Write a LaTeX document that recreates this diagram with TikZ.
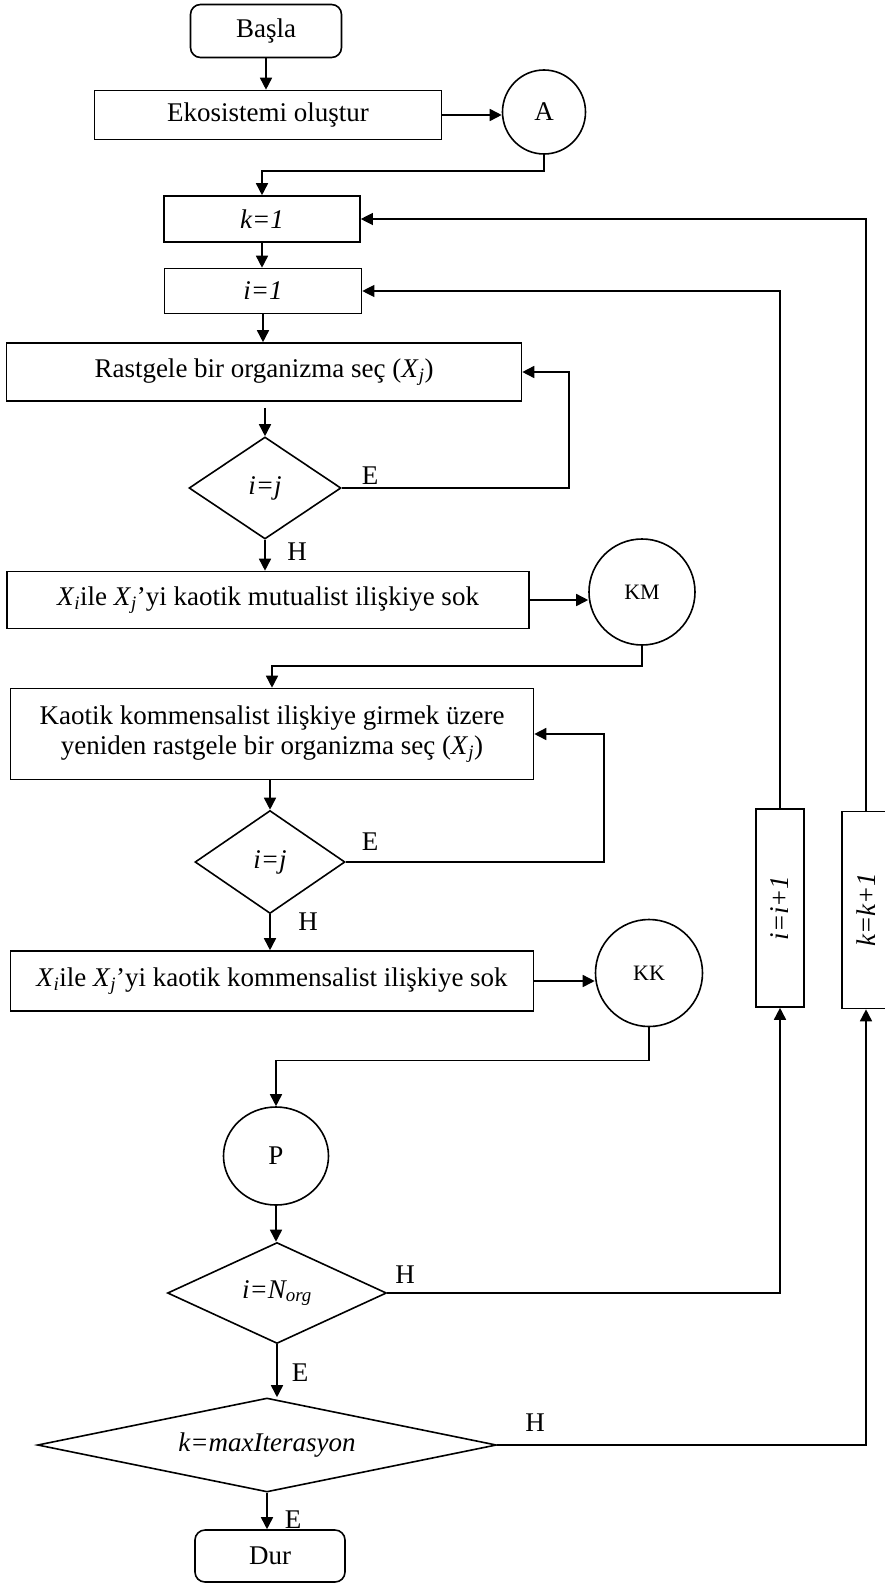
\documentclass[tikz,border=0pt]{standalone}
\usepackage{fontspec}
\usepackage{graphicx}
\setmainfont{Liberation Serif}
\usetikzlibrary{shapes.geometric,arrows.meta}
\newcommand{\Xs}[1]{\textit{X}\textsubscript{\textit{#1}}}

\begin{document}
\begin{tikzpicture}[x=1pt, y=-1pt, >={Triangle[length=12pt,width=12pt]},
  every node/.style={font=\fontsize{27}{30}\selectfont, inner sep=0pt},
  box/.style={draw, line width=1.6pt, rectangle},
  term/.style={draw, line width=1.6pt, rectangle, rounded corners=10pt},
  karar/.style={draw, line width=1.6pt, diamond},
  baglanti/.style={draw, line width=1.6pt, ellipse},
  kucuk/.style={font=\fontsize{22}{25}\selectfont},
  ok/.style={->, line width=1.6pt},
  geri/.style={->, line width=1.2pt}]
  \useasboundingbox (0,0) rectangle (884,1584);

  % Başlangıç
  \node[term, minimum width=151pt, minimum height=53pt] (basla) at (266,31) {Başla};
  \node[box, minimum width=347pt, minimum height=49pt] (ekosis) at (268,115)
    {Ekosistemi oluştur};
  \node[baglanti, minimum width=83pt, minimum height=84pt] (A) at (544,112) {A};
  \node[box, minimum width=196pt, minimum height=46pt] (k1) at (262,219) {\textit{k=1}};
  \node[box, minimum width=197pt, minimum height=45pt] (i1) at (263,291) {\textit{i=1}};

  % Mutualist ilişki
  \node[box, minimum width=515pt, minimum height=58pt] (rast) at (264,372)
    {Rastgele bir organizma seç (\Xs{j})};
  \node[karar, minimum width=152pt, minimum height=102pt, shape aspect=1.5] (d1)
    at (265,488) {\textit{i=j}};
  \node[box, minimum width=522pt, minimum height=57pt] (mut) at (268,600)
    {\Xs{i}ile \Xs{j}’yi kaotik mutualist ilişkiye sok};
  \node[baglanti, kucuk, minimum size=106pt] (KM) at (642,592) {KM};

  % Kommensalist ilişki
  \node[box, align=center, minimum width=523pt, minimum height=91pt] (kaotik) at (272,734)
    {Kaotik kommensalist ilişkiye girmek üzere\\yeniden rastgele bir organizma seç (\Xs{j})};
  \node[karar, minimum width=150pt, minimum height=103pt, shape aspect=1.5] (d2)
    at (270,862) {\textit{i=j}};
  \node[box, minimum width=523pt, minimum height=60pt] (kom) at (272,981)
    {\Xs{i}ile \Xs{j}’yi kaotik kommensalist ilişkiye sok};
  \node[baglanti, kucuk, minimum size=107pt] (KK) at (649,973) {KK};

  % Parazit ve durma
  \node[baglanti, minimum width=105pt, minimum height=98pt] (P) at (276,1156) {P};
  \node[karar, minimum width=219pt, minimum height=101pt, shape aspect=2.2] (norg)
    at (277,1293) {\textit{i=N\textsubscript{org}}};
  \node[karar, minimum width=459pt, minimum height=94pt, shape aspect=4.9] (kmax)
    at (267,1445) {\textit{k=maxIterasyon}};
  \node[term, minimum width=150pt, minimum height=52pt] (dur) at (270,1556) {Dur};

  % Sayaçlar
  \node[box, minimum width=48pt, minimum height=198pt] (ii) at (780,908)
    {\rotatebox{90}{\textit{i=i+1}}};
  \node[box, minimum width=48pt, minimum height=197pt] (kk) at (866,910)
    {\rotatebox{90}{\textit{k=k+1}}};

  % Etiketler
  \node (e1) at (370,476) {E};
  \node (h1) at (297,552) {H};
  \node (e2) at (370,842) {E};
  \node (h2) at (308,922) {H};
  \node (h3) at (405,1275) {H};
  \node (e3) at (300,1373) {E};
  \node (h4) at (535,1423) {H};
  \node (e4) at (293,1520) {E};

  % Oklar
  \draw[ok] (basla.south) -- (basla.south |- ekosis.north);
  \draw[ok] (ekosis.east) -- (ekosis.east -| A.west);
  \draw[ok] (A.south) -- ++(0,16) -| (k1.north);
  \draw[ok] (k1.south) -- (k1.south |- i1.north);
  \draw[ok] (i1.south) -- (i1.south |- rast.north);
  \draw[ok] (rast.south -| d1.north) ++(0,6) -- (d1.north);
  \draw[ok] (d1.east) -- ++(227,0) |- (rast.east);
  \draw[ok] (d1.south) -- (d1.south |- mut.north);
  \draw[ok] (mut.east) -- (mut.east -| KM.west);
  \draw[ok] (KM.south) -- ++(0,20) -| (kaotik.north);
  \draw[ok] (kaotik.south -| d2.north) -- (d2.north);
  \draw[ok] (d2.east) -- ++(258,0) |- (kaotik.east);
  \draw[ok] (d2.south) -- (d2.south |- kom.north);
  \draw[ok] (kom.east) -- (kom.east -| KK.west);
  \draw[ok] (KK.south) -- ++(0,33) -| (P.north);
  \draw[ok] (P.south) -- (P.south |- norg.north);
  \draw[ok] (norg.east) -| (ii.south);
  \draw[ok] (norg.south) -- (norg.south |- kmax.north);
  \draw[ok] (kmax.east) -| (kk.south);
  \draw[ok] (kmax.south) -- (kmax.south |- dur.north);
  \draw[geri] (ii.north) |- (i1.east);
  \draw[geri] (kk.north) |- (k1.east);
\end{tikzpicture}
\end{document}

■ Task directions:
Leave out any pictures, please, and quote only the lines from the top of the data through the line that contains "kucuk, minimum size=106pt]".

■ The reply:
Write a LaTeX document that recreates this diagram with TikZ.
\documentclass[tikz,border=0pt]{standalone}
\usepackage{fontspec}
\usepackage{graphicx}
\setmainfont{Liberation Serif}
\usetikzlibrary{shapes.geometric,arrows.meta}
\newcommand{\Xs}[1]{\textit{X}\textsubscript{\textit{#1}}}

\begin{document}
\begin{tikzpicture}[x=1pt, y=-1pt, >={Triangle[length=12pt,width=12pt]},
  every node/.style={font=\fontsize{27}{30}\selectfont, inner sep=0pt},
  box/.style={draw, line width=1.6pt, rectangle},
  term/.style={draw, line width=1.6pt, rectangle, rounded corners=10pt},
  karar/.style={draw, line width=1.6pt, diamond},
  baglanti/.style={draw, line width=1.6pt, ellipse},
  kucuk/.style={font=\fontsize{22}{25}\selectfont},
  ok/.style={->, line width=1.6pt},
  geri/.style={->, line width=1.2pt}]
  \useasboundingbox (0,0) rectangle (884,1584);

  % Başlangıç
  \node[term, minimum width=151pt, minimum height=53pt] (basla) at (266,31) {Başla};
  \node[box, minimum width=347pt, minimum height=49pt] (ekosis) at (268,115)
    {Ekosistemi oluştur};
  \node[baglanti, minimum width=83pt, minimum height=84pt] (A) at (544,112) {A};
  \node[box, minimum width=196pt, minimum height=46pt] (k1) at (262,219) {\textit{k=1}};
  \node[box, minimum width=197pt, minimum height=45pt] (i1) at (263,291) {\textit{i=1}};

  % Mutualist ilişki
  \node[box, minimum width=515pt, minimum height=58pt] (rast) at (264,372)
    {Rastgele bir organizma seç (\Xs{j})};
  \node[karar, minimum width=152pt, minimum height=102pt, shape aspect=1.5] (d1)
    at (265,488) {\textit{i=j}};
  \node[box, minimum width=522pt, minimum height=57pt] (mut) at (268,600)
    {\Xs{i}ile \Xs{j}’yi kaotik mutualist ilişkiye sok};
  \node[baglanti, kucuk, minimum size=106pt] (KM) at (642,592) {KM};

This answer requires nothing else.